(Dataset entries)
····················

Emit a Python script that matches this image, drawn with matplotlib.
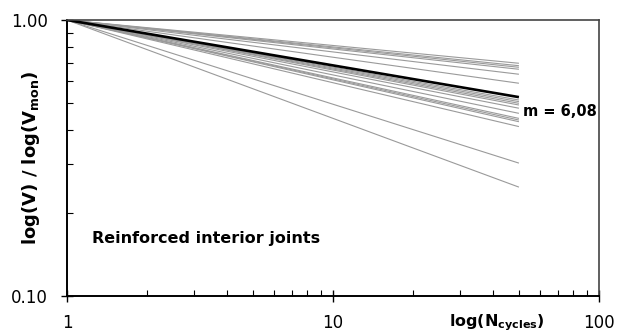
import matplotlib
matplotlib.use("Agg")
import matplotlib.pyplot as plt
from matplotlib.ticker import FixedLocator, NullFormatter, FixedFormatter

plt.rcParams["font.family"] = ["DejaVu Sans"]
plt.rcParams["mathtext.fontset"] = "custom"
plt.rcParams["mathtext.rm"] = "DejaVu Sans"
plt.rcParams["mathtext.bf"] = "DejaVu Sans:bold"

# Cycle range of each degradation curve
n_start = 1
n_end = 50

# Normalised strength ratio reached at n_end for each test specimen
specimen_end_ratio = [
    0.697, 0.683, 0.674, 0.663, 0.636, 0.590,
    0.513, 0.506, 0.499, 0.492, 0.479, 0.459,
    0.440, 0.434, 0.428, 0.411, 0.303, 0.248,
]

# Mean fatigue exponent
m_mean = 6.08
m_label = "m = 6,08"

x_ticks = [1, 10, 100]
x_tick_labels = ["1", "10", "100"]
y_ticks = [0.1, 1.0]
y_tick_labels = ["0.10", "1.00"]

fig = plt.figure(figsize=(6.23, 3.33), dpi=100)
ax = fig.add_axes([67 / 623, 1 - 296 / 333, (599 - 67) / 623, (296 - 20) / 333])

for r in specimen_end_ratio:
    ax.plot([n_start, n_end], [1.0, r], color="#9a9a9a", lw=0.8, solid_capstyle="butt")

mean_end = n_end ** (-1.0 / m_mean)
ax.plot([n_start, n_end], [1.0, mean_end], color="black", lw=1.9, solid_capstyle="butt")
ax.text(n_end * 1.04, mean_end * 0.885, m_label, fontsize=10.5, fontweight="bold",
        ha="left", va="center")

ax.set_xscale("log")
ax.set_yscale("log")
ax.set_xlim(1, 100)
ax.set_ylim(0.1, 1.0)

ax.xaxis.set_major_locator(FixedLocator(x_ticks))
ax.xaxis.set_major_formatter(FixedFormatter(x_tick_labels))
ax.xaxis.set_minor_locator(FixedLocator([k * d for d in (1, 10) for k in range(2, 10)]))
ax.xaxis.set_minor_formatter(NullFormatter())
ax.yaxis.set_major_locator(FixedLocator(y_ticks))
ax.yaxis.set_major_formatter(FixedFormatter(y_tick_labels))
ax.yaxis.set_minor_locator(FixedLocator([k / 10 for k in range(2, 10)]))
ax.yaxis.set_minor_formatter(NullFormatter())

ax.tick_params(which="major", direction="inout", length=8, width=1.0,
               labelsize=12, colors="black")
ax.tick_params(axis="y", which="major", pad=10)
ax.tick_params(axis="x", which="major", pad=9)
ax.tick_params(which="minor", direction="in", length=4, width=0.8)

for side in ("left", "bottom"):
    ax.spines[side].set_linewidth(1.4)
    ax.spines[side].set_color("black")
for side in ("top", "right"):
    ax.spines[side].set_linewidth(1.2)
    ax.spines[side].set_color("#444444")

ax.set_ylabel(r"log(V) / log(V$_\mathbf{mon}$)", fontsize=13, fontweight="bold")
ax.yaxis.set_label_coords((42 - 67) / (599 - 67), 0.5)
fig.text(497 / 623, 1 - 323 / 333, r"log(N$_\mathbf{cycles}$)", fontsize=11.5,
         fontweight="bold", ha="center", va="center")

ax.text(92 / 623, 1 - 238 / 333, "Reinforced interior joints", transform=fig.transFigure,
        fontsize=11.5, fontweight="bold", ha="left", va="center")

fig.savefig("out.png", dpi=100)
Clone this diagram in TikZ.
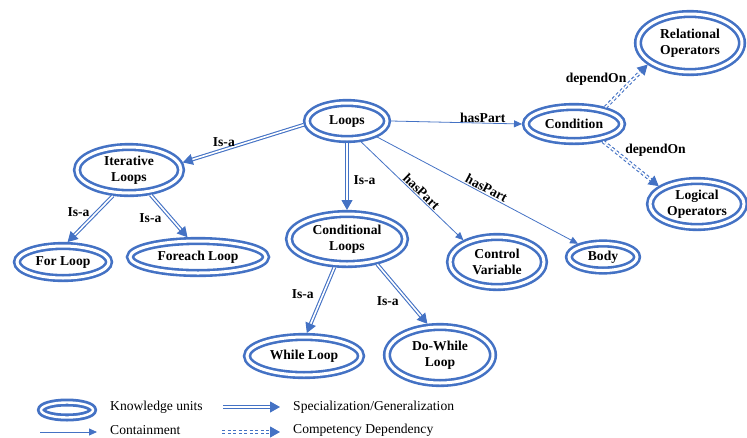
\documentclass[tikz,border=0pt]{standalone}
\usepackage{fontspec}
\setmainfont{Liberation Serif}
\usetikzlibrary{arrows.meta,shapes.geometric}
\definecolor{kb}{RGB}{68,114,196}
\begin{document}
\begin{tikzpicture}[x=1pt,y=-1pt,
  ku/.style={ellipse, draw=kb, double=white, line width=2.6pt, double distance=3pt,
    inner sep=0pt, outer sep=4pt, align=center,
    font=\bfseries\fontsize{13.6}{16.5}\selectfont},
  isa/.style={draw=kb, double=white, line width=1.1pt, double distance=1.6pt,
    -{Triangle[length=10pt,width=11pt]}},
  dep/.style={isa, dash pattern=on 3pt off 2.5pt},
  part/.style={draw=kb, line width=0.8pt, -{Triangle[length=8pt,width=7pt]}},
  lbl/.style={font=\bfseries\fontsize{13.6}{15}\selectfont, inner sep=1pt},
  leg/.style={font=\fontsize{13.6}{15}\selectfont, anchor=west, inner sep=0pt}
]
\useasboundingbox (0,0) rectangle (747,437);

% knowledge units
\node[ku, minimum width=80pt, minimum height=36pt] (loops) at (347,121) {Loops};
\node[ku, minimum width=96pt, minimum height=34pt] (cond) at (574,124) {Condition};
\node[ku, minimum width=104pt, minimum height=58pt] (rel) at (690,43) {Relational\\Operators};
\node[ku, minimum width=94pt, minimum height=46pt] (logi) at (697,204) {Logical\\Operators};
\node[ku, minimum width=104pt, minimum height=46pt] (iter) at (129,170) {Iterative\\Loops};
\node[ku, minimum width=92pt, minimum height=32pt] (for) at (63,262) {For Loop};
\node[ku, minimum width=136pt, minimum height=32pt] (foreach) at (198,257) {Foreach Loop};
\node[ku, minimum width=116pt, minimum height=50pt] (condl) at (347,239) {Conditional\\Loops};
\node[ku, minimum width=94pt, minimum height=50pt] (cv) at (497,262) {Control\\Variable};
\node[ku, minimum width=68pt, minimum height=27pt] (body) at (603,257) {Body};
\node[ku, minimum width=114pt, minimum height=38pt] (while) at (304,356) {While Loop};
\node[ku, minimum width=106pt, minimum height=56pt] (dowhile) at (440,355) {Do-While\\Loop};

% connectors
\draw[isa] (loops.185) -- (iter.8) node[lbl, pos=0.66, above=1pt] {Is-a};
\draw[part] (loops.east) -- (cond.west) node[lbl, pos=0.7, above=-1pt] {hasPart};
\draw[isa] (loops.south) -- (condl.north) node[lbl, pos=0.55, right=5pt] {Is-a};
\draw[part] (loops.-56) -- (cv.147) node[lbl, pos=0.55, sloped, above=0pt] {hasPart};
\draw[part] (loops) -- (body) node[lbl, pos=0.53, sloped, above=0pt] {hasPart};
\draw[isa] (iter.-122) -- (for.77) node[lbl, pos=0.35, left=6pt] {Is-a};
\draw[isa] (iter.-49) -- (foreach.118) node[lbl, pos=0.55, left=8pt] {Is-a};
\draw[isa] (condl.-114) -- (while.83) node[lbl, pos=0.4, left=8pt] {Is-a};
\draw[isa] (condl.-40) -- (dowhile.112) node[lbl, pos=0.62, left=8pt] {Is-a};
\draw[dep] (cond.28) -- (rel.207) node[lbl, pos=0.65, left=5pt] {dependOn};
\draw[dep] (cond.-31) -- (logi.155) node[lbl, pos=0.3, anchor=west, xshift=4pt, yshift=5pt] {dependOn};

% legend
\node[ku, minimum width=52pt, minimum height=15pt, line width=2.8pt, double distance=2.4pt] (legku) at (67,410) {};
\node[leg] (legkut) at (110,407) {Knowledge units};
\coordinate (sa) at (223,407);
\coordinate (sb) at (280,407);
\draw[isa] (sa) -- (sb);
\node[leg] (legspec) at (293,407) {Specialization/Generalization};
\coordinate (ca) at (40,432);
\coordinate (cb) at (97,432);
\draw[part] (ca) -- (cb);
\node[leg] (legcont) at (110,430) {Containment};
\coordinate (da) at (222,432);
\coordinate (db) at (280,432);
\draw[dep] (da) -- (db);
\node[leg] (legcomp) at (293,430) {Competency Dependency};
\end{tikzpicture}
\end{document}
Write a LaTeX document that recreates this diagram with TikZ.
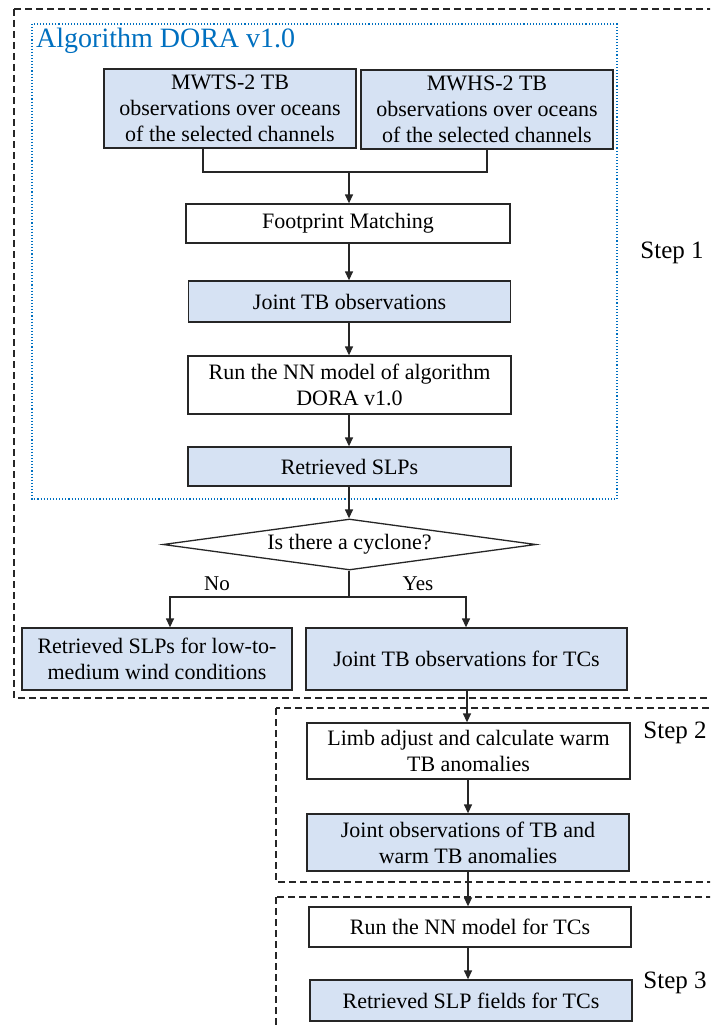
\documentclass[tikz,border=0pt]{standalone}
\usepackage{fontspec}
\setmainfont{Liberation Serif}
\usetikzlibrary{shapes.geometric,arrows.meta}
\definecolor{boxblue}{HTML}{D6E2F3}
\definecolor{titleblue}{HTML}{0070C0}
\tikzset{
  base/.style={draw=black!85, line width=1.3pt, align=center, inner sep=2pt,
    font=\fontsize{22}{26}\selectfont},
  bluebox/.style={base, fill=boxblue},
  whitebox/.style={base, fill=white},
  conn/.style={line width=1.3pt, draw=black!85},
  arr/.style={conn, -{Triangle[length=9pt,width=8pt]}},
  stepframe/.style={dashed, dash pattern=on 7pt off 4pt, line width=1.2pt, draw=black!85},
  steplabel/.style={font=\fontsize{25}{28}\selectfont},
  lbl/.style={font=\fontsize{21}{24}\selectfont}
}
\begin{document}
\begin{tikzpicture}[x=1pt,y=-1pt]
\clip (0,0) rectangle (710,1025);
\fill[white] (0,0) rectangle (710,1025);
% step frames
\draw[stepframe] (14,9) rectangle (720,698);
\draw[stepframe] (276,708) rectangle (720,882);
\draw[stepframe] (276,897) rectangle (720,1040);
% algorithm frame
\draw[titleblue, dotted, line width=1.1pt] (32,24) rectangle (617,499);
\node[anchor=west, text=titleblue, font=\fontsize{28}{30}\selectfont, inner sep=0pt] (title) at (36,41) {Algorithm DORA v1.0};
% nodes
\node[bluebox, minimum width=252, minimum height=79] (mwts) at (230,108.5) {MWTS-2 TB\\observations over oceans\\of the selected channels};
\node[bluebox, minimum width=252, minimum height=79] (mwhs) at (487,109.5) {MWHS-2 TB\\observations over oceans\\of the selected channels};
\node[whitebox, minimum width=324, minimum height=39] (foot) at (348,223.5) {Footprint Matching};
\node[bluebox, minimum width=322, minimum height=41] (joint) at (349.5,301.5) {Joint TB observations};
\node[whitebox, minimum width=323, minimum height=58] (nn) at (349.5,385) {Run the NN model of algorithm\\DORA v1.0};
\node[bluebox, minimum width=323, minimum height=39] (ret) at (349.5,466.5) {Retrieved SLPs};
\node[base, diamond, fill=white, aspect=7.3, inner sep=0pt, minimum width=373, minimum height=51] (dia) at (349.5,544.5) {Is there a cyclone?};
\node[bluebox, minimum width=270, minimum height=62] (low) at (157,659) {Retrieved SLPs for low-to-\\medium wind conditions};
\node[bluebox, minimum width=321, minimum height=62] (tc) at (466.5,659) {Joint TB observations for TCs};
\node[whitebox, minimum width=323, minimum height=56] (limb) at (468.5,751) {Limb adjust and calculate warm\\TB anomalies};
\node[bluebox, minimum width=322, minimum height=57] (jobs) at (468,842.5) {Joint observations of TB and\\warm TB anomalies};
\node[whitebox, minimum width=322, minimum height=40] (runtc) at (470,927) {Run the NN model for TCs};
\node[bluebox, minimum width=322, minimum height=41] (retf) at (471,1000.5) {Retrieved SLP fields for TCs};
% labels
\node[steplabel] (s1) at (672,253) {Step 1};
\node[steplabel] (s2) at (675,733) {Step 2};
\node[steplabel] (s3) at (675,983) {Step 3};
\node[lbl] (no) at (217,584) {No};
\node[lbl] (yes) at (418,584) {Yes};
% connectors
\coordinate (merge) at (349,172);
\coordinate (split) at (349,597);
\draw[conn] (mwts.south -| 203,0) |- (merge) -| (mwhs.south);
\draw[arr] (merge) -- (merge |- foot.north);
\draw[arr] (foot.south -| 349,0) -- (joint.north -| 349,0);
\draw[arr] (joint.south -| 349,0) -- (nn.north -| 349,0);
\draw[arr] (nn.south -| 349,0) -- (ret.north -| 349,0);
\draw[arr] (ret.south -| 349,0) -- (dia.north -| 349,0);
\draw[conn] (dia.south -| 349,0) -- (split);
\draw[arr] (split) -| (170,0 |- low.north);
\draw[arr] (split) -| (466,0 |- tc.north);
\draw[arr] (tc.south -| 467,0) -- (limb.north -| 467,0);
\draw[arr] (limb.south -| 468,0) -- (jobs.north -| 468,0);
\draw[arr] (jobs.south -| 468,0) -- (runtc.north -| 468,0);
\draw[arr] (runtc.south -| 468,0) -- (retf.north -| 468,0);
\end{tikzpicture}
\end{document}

····················

WRITTEN REQUEST:
Every line from the start of the listing above through the line with "ax = fig.add_axes([67" should be repeated exactly; skip the pictures and add nothing else.

TASK ANSWER:
Emit a Python script that matches this image, drawn with matplotlib.
import matplotlib
matplotlib.use("Agg")
import matplotlib.pyplot as plt
from matplotlib.ticker import FixedLocator, NullFormatter, FixedFormatter

plt.rcParams["font.family"] = ["DejaVu Sans"]
plt.rcParams["mathtext.fontset"] = "custom"
plt.rcParams["mathtext.rm"] = "DejaVu Sans"
plt.rcParams["mathtext.bf"] = "DejaVu Sans:bold"

# Cycle range of each degradation curve
n_start = 1
n_end = 50

# Normalised strength ratio reached at n_end for each test specimen
specimen_end_ratio = [
    0.697, 0.683, 0.674, 0.663, 0.636, 0.590,
    0.513, 0.506, 0.499, 0.492, 0.479, 0.459,
    0.440, 0.434, 0.428, 0.411, 0.303, 0.248,
]

# Mean fatigue exponent
m_mean = 6.08
m_label = "m = 6,08"

x_ticks = [1, 10, 100]
x_tick_labels = ["1", "10", "100"]
y_ticks = [0.1, 1.0]
y_tick_labels = ["0.10", "1.00"]

fig = plt.figure(figsize=(6.23, 3.33), dpi=100)
ax = fig.add_axes([67 / 623, 1 - 296 / 333, (599 - 67) / 623, (296 - 20) / 333])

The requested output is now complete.